Leía en una revista de Manos Unidas la entrevista a Moema Miranda, en la que afirmaba que la «pandemia no ha sido fruto de un accidente o de un desastre, sino el resultado, por acumulación, de la manera hegemónica en al que vivimos la población más instalada de la humanidad. Una manera que arrasa, contamina, concentra los ingresos y aumenta la fragilidad de la vida». Son afirmaciones muy duras. Pero muy ciertas.

De la manera en la que vivimos la mayoría de los que formamos esta sociedad no nos ha ayudado, con anterioridad, a descubrir aquello fundamental en la vida. Y los rebrotes pandémicos que vamos teniendo nos recuerdan que todavía no hemos aprendido lo suficiente. Que continuamos, cuando hemos sido capaces de vivir de otra manera, cometiendo los mismos errores.

Una pequeña minoría de la población mundial seguimos consumiendo y viviendo arrasando, contaminando, destrozando todo lo que toca€ y nos da la impresión de que otro estilo no es posible.

Los pueblos que habían visto como muchos de sus vecinos desaparecían para marchar a las grandes ciudades, vuelven para poder vivir dignamente y han podido experimentar que la calma y la paz, a pesar de las incomodidades, valen más que el dinero.

El volver al campo, el volver a la tierra, el cultivar, el cuidar de nuestro entorno es algo que vemos a nuestro alrededor y que también se esta recuperando en otros muchos países.

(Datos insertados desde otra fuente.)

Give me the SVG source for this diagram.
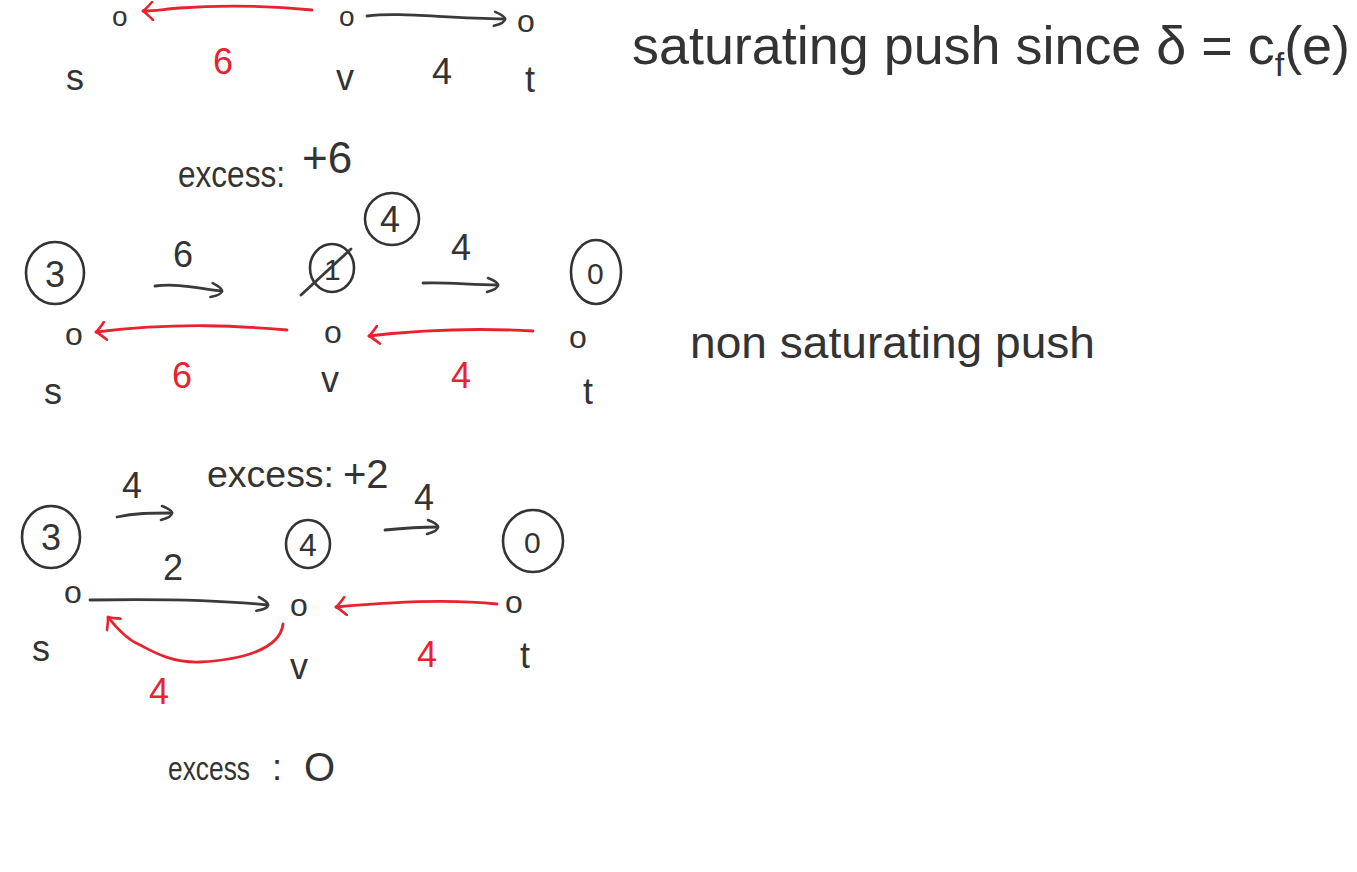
<svg xmlns="http://www.w3.org/2000/svg" width="1357" height="872" viewBox="0 0 1357 872">
<style>
text{font-family:"Liberation Sans","DejaVu Sans",sans-serif;fill:#333}
.r{fill:#e8232f}
.lbl{font-size:36px}
.pt{font-size:32px}
.big{font-size:54px}
.ring{fill:none;stroke:#333;stroke-width:2.6}
.ek{fill:none;stroke:#3a3a3a;stroke-width:2.8;stroke-linecap:round}
.er{fill:none;stroke:#e8232f;stroke-width:2.8;stroke-linecap:round}
</style>
<defs>
<marker id="hk" viewBox="-14 -10 18 20" refX="0" refY="0" markerWidth="18" markerHeight="20" markerUnits="userSpaceOnUse" orient="auto">
<path d="M-10,-7 Q0,-3 0,0 Q0,4 -11,7" fill="none" stroke="#3a3a3a" stroke-width="2.6" stroke-linecap="round"/>
</marker>
<marker id="hr" viewBox="-14 -10 18 20" refX="0" refY="0" markerWidth="18" markerHeight="20" markerUnits="userSpaceOnUse" orient="auto">
<path d="M-10,-9 Q-3,-2 0,0 Q-3,2 -9,9" fill="none" stroke="#e8232f" stroke-width="2.6" stroke-linecap="round" stroke-linejoin="round"/>
</marker>
</defs>
<rect width="1357" height="872" fill="#fff"/>

<!-- Section 1 -->
<g id="s1"><text font-size="28" x="112" y="26">o</text><text class="lbl" x="66" y="90">s</text></g>
<g id="v1"><text font-size="28" x="339" y="26">o</text><text class="lbl" x="336" y="90">v</text></g>
<g id="t1"><text class="pt" x="517" y="32">o</text><text class="lbl" x="525" y="92">t</text></g>
<text class="lbl r" x="213" y="74">6</text>
<text class="lbl" x="432" y="84">4</text>
<text class="big" x="632" y="64" textLength="718" lengthAdjust="spacingAndGlyphs">saturating push since δ = c<tspan font-size="34" dy="12">f</tspan><tspan dy="-12">(e)</tspan></text>
<g id="excess1"><text class="lbl" x="178" y="187" textLength="107" lengthAdjust="spacingAndGlyphs">excess:</text><text font-size="44" x="302" y="173">+6</text></g>

<!-- Section 2 -->
<g id="h_v2new"><ellipse class="ring" cx="392" cy="219" rx="27" ry="26"/><text class="lbl" x="380" y="232">4</text></g>
<g id="s2"><ellipse class="ring" cx="55" cy="273" rx="29" ry="31"/><text class="lbl" x="45" y="287">3</text><text class="pt" x="65" y="345">o</text><text class="lbl" x="44" y="404">s</text></g>
<g id="v2"><ellipse class="ring" cx="332" cy="268" rx="22" ry="24"/><text font-size="30" x="324" y="280">1</text><path class="ek" d="M301,295 L351,249"/><text class="pt" x="324" y="343">o</text><text class="lbl" x="321" y="392">v</text></g>
<g id="t2"><ellipse class="ring" cx="596" cy="272" rx="25" ry="32"/><text font-size="30" x="587" y="284">0</text><text class="pt" x="569" y="348">o</text><text class="lbl" x="583" y="404">t</text></g>
<text class="lbl" x="173" y="267">6</text>
<text class="lbl" x="451" y="260">4</text>
<text class="lbl r" x="172" y="388">6</text>
<text class="lbl r" x="451" y="388">4</text>
<text font-size="44" x="690" y="358" textLength="405" lengthAdjust="spacingAndGlyphs">non saturating push</text>

<!-- Section 3 -->
<g id="excess2"><text class="lbl" x="207" y="487" textLength="127" lengthAdjust="spacingAndGlyphs">excess:</text><text font-size="40" x="343" y="488">+2</text></g>
<g id="s3"><ellipse class="ring" cx="51" cy="537" rx="29" ry="31"/><text class="lbl" x="41" y="550">3</text><text class="pt" x="64" y="603">o</text><text class="lbl" x="32" y="661">s</text></g>
<g id="v3"><ellipse class="ring" cx="308" cy="544" rx="22" ry="24"/><text font-size="32" x="299" y="556">4</text><text class="pt" x="290" y="616">o</text><text class="lbl" x="290" y="679">v</text></g>
<g id="t3"><ellipse class="ring" cx="533" cy="541" rx="30" ry="31"/><text font-size="30" x="524" y="553">0</text><text class="pt" x="505" y="613">o</text><text class="lbl" x="520" y="668">t</text></g>
<text class="lbl" x="122" y="498">4</text>
<text class="lbl" x="414" y="510">4</text>
<text class="lbl" x="163" y="580">2</text>
<text class="lbl r" x="417" y="667">4</text>
<text class="lbl r" x="149" y="704">4</text>
<g id="excess3"><text font-size="33" x="168" y="780" textLength="82" lengthAdjust="spacingAndGlyphs">excess</text><text class="lbl" x="272" y="780">:</text><text font-size="40" x="304" y="781">O</text></g>

<!-- Connectors -->
<g id="connectors">
<path class="er" d="M312,10 C270,6 220,5 180,8 C165,9 155,11 143,11" marker-end="url(#hr)"/>
<path class="ek" d="M367,16 C400,12 440,18 505,19" marker-end="url(#hk)"/>
<path class="ek" d="M155,286 C180,283 200,289 222,291" marker-end="url(#hk)"/>
<path class="ek" d="M423,283 C450,282 470,285 498,285" marker-end="url(#hk)"/>
<path class="er" d="M287,330 C240,326 180,322 96,332" marker-end="url(#hr)"/>
<path class="er" d="M533,331 C480,328 420,330 369,336" marker-end="url(#hr)"/>
<path class="ek" d="M117,517 C135,513 150,513 172,513" marker-end="url(#hk)"/>
<path class="ek" d="M385,530 C405,528 420,527 438,527" marker-end="url(#hk)"/>
<path class="ek" d="M90,600 C150,599 210,599 268,605" marker-end="url(#hk)"/>
<path class="er" d="M497,604 C460,600 400,601 336,607" marker-end="url(#hr)"/>
<path class="er" d="M283,624 C280,650 240,660 200,662 C170,663 150,650 140,645 C128,640 118,630 108,617" marker-end="url(#hr)"/>
</g>
</svg>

Esta pandemia está ayudándonos a descubrir al otro. Empezando por nosotros mismos, al otro que hay en mí. Tantas horas dedicadas a otros menesteres, tantos momentos teniéndonos que reinventar nos están ayudando a descubrir en nosotros mismos facultades que antes no habíamos puesto en práctica. Pero también nos están ayudando a descubrir a los otros, a los que tenemos al lado y que a menudo habíamos olvidado, empezando por los nuestros. Y a muchos les está ayudando a descubrir al Otro, la dimensión trascendental de la vida, nuestra parte espiritual que nunca deberíamos haber olvidado.